While you may not want the vegetables to go to waste, you may find it hard to separate from the bones. This is especially the case if you have a lot of smaller bones.
You don’t have to specifically go out and buy bones from a butcher’s. You can use the bones from your roast if you want. This is especially beneficial if you make a lot of roasts at the weekend and will help you use the leftover fats and meats. You can collect all the grizzly bits and meat with the vegetables and bones, so you just have the liquid.

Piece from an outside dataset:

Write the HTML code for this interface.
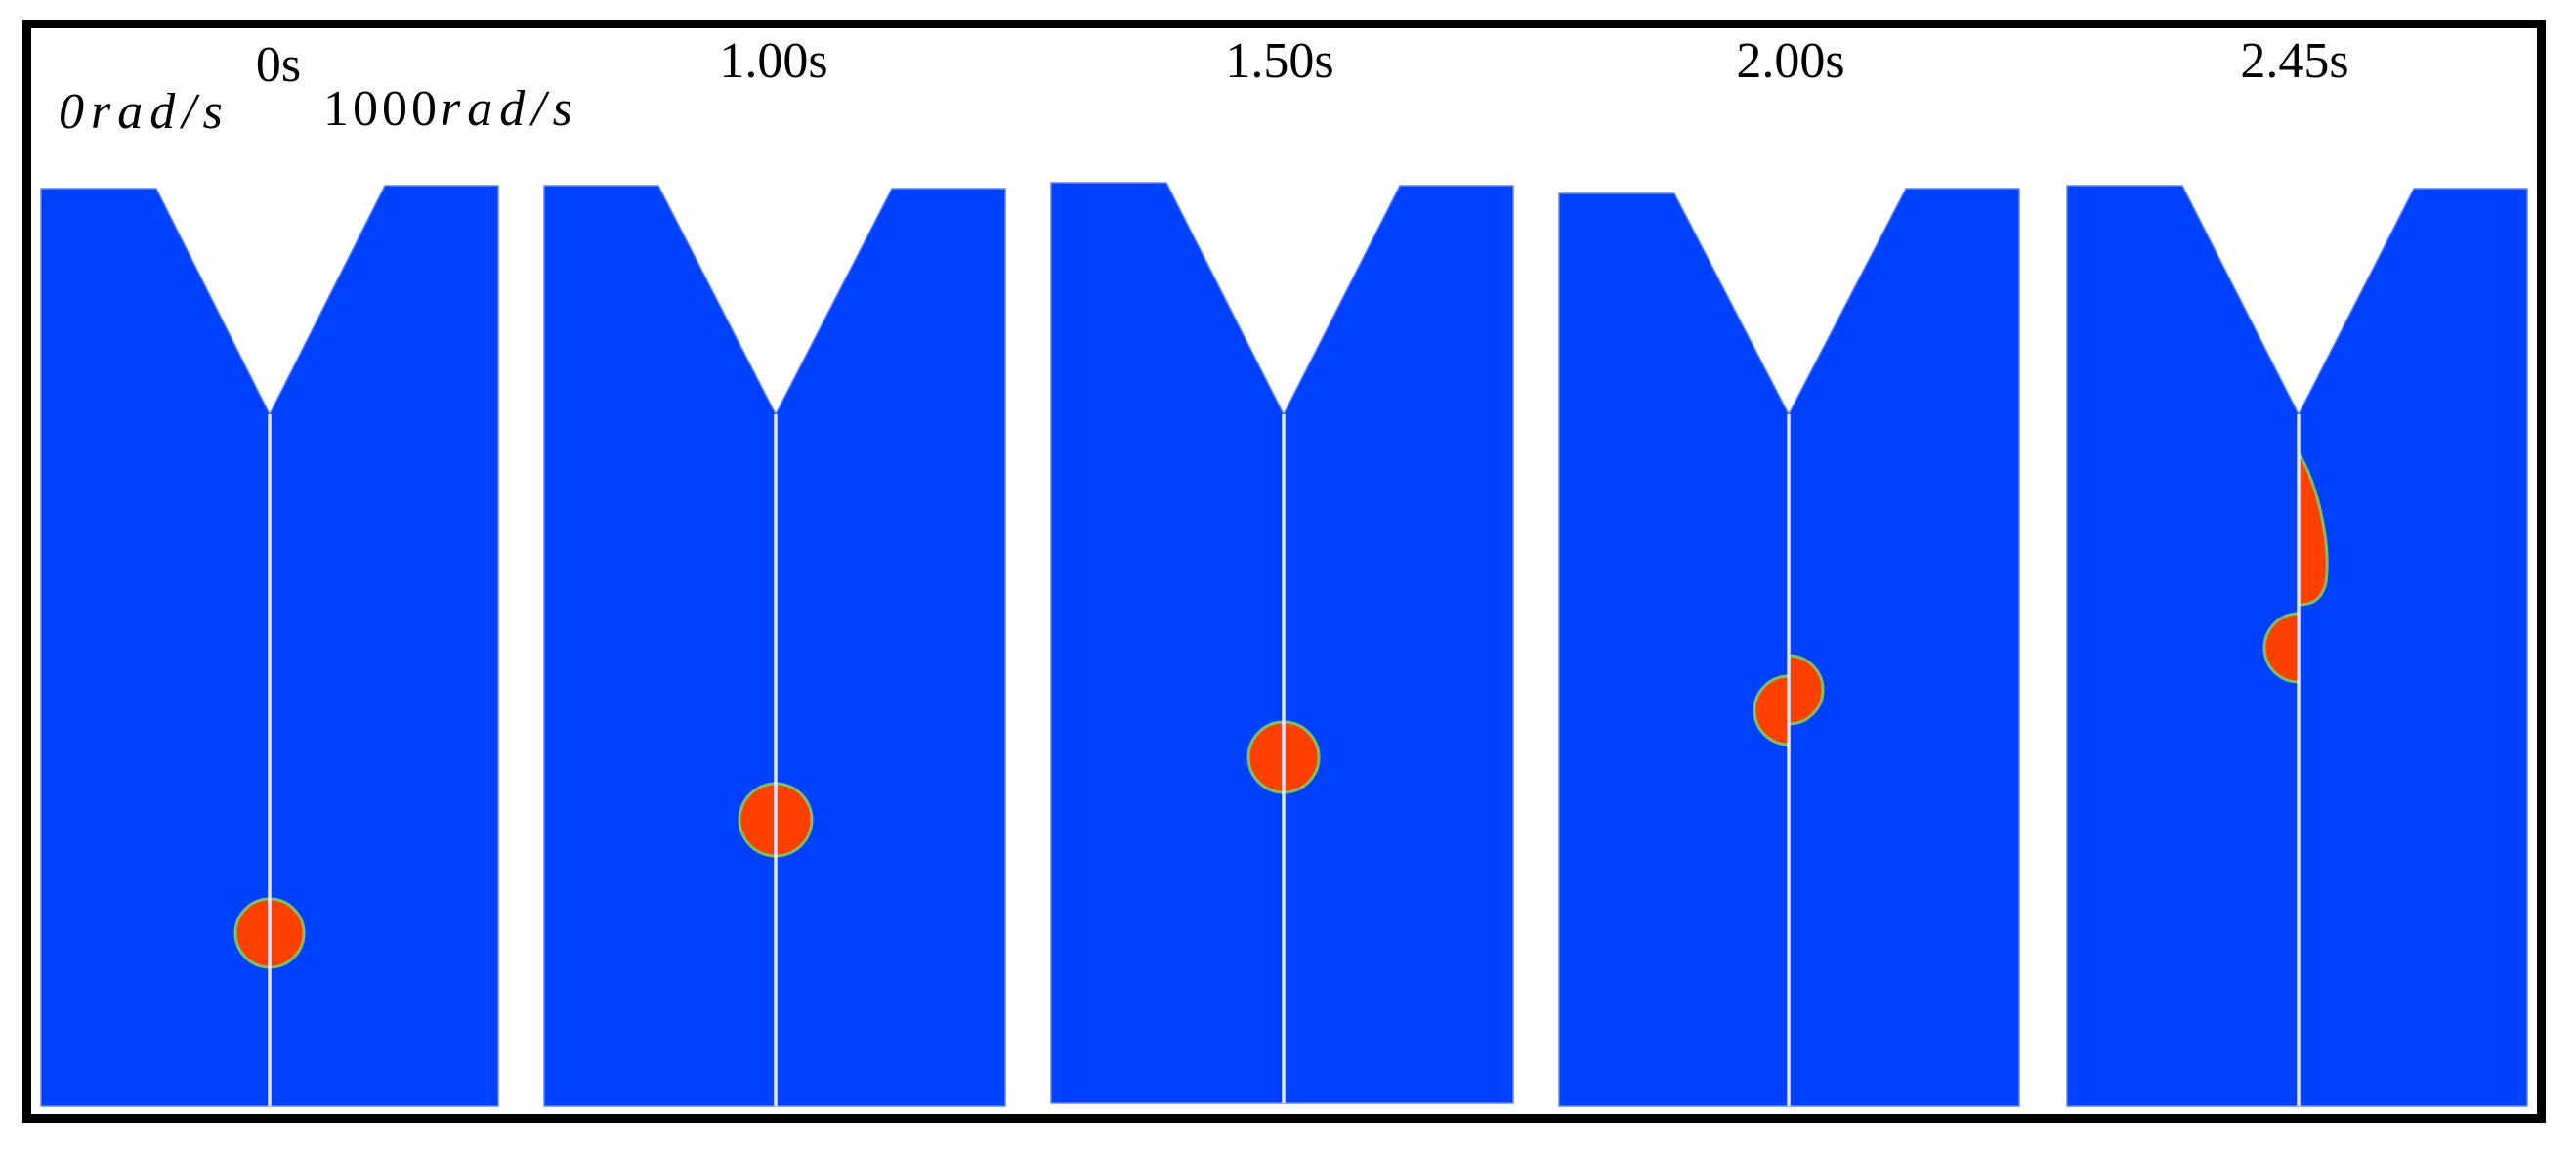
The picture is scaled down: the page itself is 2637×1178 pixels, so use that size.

Get Yourself Winter Soup Ready
Winter soups are extremely popular. They’re warm and hearty, as well as easy options when you’ve had a long day at work. Make sure you’re ready with your own homemade broths. Not only will you have the perfect option for your diet and lifestyle, but you’ll have something that is excellent for your health. The store-bought options are packed with unnecessary extra salt and other additives.
Prepare a selection of broths and label them clearly. Mason jars make the best storage containers, as you can’t get extra chemicals from the glass like you can with the plastic. The jars are also easy to transport if you decide to use a broth as a drink at work.